[Begin]

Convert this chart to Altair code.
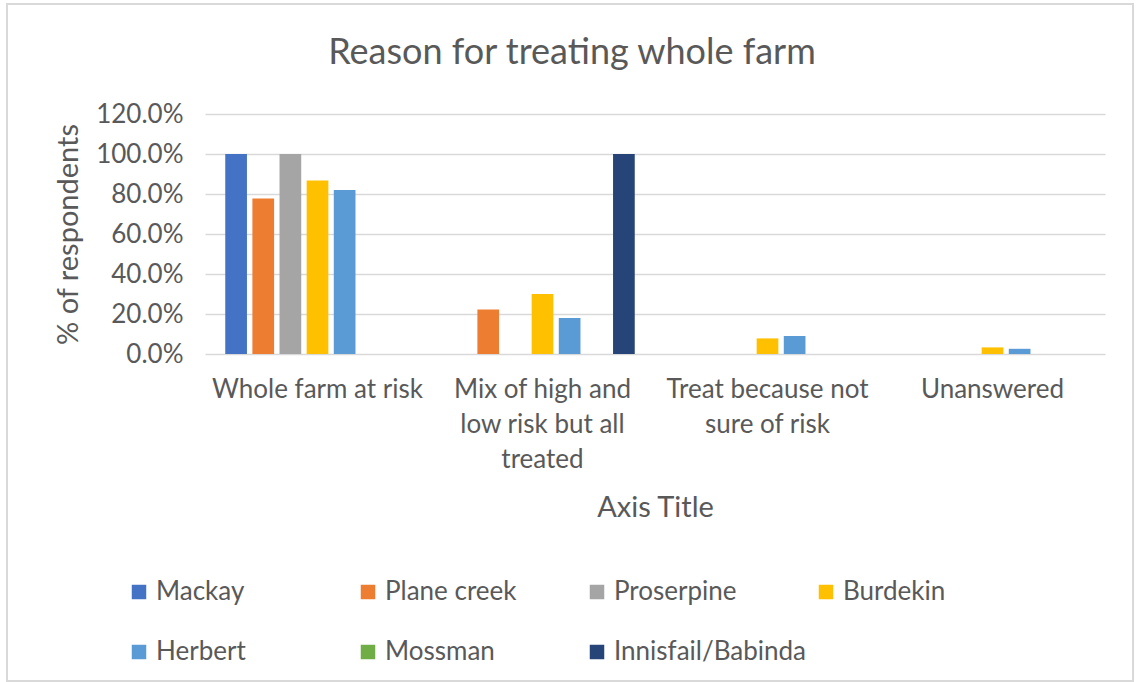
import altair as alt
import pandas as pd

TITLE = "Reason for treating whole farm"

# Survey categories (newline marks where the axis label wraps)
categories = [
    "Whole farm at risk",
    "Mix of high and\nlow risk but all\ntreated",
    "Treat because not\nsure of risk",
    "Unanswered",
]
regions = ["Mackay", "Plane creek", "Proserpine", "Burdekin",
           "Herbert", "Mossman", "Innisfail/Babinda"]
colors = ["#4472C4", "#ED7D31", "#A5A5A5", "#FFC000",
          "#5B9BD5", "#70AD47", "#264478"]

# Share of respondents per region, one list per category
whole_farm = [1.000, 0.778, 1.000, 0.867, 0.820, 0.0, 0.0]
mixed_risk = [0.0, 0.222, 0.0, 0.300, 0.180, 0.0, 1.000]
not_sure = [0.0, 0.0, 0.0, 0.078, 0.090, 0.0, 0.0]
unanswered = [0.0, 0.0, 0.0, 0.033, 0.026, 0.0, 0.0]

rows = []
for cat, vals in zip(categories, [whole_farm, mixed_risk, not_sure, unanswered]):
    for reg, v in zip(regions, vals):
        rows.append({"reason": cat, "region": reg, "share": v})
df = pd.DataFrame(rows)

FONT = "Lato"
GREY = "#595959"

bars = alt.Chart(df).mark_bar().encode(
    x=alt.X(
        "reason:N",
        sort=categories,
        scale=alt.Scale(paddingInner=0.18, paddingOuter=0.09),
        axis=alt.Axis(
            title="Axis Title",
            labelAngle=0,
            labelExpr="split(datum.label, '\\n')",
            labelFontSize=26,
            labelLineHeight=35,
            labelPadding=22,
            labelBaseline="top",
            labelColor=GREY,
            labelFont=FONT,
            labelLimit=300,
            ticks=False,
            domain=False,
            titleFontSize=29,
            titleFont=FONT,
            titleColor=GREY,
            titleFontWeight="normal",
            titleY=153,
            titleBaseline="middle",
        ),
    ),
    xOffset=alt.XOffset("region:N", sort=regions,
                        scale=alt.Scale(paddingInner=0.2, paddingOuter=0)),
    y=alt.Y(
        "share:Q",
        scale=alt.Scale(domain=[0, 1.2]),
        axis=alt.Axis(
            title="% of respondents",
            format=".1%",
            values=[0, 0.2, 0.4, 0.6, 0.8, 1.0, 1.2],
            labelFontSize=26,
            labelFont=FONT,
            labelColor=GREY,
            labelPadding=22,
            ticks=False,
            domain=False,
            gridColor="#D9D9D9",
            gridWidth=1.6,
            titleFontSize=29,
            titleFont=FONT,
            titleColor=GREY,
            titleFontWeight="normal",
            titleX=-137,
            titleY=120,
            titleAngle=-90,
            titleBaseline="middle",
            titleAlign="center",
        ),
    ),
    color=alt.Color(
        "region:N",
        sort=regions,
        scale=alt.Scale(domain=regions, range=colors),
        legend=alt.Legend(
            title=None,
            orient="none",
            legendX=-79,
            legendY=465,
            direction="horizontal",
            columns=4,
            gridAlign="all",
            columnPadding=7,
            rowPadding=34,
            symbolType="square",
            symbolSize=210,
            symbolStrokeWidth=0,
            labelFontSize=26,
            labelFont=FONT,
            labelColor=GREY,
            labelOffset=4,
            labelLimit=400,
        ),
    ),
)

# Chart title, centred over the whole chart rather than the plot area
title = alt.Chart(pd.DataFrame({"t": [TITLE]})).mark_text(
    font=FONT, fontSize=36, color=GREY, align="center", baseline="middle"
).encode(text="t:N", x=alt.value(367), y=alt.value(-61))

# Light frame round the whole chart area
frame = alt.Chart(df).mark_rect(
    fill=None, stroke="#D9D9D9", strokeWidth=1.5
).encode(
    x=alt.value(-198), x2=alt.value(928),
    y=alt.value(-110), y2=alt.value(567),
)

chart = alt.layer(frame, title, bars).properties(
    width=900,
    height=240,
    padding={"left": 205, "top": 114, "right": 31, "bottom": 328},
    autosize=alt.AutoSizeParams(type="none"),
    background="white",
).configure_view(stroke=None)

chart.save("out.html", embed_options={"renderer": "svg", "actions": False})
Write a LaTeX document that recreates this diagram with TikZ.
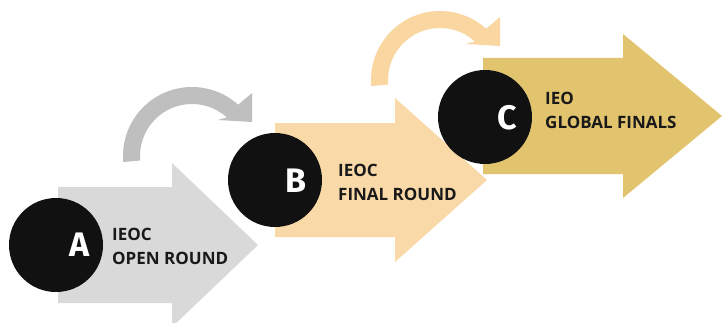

[End]

__What the exercise asks__
Without the pictures, write out all of the material exactly.

__Answer to the exercise__
Convert this chart to Altair code.
import altair as alt
import pandas as pd

TITLE = "Reason for treating whole farm"

# Survey categories (newline marks where the axis label wraps)
categories = [
    "Whole farm at risk",
    "Mix of high and\nlow risk but all\ntreated",
    "Treat because not\nsure of risk",
    "Unanswered",
]
regions = ["Mackay", "Plane creek", "Proserpine", "Burdekin",
           "Herbert", "Mossman", "Innisfail/Babinda"]
colors = ["#4472C4", "#ED7D31", "#A5A5A5", "#FFC000",
          "#5B9BD5", "#70AD47", "#264478"]

# Share of respondents per region, one list per category
whole_farm = [1.000, 0.778, 1.000, 0.867, 0.820, 0.0, 0.0]
mixed_risk = [0.0, 0.222, 0.0, 0.300, 0.180, 0.0, 1.000]
not_sure = [0.0, 0.0, 0.0, 0.078, 0.090, 0.0, 0.0]
unanswered = [0.0, 0.0, 0.0, 0.033, 0.026, 0.0, 0.0]

rows = []
for cat, vals in zip(categories, [whole_farm, mixed_risk, not_sure, unanswered]):
    for reg, v in zip(regions, vals):
        rows.append({"reason": cat, "region": reg, "share": v})
df = pd.DataFrame(rows)

FONT = "Lato"
GREY = "#595959"

bars = alt.Chart(df).mark_bar().encode(
    x=alt.X(
        "reason:N",
        sort=categories,
        scale=alt.Scale(paddingInner=0.18, paddingOuter=0.09),
        axis=alt.Axis(
            title="Axis Title",
            labelAngle=0,
            labelExpr="split(datum.label, '\\n')",
            labelFontSize=26,
            labelLineHeight=35,
            labelPadding=22,
            labelBaseline="top",
            labelColor=GREY,
            labelFont=FONT,
            labelLimit=300,
            ticks=False,
            domain=False,
            titleFontSize=29,
            titleFont=FONT,
            titleColor=GREY,
            titleFontWeight="normal",
            titleY=153,
            titleBaseline="middle",
        ),
    ),
    xOffset=alt.XOffset("region:N", sort=regions,
                        scale=alt.Scale(paddingInner=0.2, paddingOuter=0)),
    y=alt.Y(
        "share:Q",
        scale=alt.Scale(domain=[0, 1.2]),
        axis=alt.Axis(
            title="% of respondents",
            format=".1%",
            values=[0, 0.2, 0.4, 0.6, 0.8, 1.0, 1.2],
            labelFontSize=26,
            labelFont=FONT,
            labelColor=GREY,
            labelPadding=22,
            ticks=False,
            domain=False,
            gridColor="#D9D9D9",
            gridWidth=1.6,
            titleFontSize=29,
            titleFont=FONT,
            titleColor=GREY,
            titleFontWeight="normal",
            titleX=-137,
            titleY=120,
            titleAngle=-90,
            titleBaseline="middle",
            titleAlign="center",
        ),
    ),
    color=alt.Color(
        "region:N",
        sort=regions,
        scale=alt.Scale(domain=regions, range=colors),
        legend=alt.Legend(
            title=None,
            orient="none",
            legendX=-79,
            legendY=465,
            direction="horizontal",
            columns=4,
            gridAlign="all",
            columnPadding=7,
            rowPadding=34,
            symbolType="square",
            symbolSize=210,
            symbolStrokeWidth=0,
            labelFontSize=26,
            labelFont=FONT,
            labelColor=GREY,
            labelOffset=4,
            labelLimit=400,
        ),
    ),
)

# Chart title, centred over the whole chart rather than the plot area
title = alt.Chart(pd.DataFrame({"t": [TITLE]})).mark_text(
    font=FONT, fontSize=36, color=GREY, align="center", baseline="middle"
).encode(text="t:N", x=alt.value(367), y=alt.value(-61))

# Light frame round the whole chart area
frame = alt.Chart(df).mark_rect(
    fill=None, stroke="#D9D9D9", strokeWidth=1.5
).encode(
    x=alt.value(-198), x2=alt.value(928),
    y=alt.value(-110), y2=alt.value(567),
)

chart = alt.layer(frame, title, bars).properties(
    width=900,
    height=240,
    padding={"left": 205, "top": 114, "right": 31, "bottom": 328},
    autosize=alt.AutoSizeParams(type="none"),
    background="white",
).configure_view(stroke=None)

chart.save("out.html", embed_options={"renderer": "svg", "actions": False})
Write a LaTeX document that recreates this diagram with TikZ.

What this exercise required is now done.